Проснулся сегодня, и волосы дыбом: мать моя, тюремная-то решетка квадратная прямо перед глазами мельтешит, топором хотел директора зарубить. Положим, никогда бы не зарубил, не таков он, Митька, да откуда людям-то знать?

— Иван Ефимович, простите, если можете. Век буду помнить.

— Не такой уж он плохой, Митька, — добавила женщина. — Ей-богу, он не такой плохой!

Лаптев не жалел о времени, а его ушло часа полтора…

Опять, как было когда-то зимой, подумал: знакомая у Митьки фамилия, в ней есть что-то такое, что кажется Лаптеву приятным, основательным.

Странное восприятие, весьма странное.
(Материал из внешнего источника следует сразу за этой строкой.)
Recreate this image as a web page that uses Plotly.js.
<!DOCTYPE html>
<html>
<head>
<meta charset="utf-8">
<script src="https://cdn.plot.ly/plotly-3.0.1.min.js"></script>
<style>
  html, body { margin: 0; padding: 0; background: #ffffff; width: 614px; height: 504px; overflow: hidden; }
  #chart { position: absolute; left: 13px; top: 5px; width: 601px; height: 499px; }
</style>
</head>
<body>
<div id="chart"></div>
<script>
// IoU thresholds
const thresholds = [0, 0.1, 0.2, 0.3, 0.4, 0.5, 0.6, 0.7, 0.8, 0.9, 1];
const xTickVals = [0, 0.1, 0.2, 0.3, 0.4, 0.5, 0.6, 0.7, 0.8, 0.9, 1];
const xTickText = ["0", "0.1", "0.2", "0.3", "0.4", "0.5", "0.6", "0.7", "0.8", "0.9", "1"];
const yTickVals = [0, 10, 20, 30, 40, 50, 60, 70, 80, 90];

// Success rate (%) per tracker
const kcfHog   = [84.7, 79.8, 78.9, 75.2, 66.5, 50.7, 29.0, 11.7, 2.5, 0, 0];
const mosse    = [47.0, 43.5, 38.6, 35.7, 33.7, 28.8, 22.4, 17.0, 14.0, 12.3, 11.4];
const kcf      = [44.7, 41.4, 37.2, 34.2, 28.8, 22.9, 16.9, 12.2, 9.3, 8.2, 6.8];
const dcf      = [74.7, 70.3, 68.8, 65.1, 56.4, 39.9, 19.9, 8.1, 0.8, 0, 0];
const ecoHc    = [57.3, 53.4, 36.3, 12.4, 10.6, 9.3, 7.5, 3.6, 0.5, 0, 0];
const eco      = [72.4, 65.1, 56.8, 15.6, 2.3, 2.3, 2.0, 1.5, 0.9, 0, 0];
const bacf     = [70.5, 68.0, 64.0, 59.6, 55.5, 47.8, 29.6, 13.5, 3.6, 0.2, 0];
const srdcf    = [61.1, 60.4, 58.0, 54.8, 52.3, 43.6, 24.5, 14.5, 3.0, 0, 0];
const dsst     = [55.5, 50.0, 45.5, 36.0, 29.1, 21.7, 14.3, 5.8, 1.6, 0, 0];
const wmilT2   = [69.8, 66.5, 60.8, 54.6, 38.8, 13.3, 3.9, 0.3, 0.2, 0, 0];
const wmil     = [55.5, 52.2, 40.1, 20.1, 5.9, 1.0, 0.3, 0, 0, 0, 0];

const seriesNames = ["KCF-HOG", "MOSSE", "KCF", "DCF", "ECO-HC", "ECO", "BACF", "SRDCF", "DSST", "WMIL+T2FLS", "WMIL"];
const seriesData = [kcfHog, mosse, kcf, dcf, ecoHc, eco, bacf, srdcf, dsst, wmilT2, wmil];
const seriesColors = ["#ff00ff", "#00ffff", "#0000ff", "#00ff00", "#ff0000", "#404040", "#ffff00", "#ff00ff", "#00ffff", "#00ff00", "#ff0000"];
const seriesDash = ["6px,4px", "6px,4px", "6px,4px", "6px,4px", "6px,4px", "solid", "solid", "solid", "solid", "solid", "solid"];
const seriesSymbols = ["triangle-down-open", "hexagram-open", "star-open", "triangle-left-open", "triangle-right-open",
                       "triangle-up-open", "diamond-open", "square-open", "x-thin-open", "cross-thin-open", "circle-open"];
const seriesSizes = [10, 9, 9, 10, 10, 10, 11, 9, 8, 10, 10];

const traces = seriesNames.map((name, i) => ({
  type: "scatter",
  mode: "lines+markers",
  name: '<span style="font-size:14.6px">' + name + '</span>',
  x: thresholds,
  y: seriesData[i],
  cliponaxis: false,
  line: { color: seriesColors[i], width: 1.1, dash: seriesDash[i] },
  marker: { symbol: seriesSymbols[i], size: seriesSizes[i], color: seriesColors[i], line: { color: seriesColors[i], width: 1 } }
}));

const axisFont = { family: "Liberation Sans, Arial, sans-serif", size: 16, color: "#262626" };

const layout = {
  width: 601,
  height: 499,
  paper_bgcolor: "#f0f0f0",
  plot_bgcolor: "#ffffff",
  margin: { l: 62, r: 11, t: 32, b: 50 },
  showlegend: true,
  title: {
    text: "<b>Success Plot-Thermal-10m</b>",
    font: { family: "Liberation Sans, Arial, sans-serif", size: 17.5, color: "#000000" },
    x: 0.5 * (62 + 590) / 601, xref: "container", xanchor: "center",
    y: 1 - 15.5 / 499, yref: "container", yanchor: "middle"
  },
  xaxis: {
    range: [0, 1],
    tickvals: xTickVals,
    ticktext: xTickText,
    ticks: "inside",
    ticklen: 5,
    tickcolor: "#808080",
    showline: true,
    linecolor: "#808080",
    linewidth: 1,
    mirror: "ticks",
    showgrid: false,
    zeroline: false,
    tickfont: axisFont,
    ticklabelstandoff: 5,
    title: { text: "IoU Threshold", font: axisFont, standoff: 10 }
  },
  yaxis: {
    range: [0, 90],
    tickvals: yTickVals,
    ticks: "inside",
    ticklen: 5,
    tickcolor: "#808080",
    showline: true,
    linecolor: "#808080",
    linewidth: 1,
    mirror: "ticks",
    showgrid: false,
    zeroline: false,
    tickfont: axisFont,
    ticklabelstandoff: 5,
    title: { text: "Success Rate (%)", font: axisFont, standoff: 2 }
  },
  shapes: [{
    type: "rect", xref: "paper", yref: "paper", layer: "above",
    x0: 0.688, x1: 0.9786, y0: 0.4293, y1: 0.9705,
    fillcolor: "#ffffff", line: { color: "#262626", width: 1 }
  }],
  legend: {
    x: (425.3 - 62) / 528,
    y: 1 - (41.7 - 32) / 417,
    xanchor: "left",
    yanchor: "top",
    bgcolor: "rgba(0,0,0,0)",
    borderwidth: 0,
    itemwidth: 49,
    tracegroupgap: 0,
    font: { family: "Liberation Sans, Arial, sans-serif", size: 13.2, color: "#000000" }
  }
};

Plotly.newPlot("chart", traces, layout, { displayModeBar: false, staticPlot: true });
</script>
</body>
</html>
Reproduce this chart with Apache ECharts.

Нет, эта фамилия ему где-то встречалась.

Мелочи, мелочи!.. В дни уборки они обрушивались на него лавиной.

Позвонили из райисполкома:

— Сколько вам послать горожан на уборочную? Так, исходя из реальных возможностей…

— Нам горожан не надо, — ответил Лаптев.

— То есть, как не надо? Совсем не надо?

— Пришлите грузовики с шоферами и больше никого и ничего не надо.

— Хотите все сделать вовремя своими силами?

Лаптев сказал намеренно многозначительно:

— Надо привыкать все делать самим. Мы не можем пойти на такие большие расходы, которые приносят нам горожане.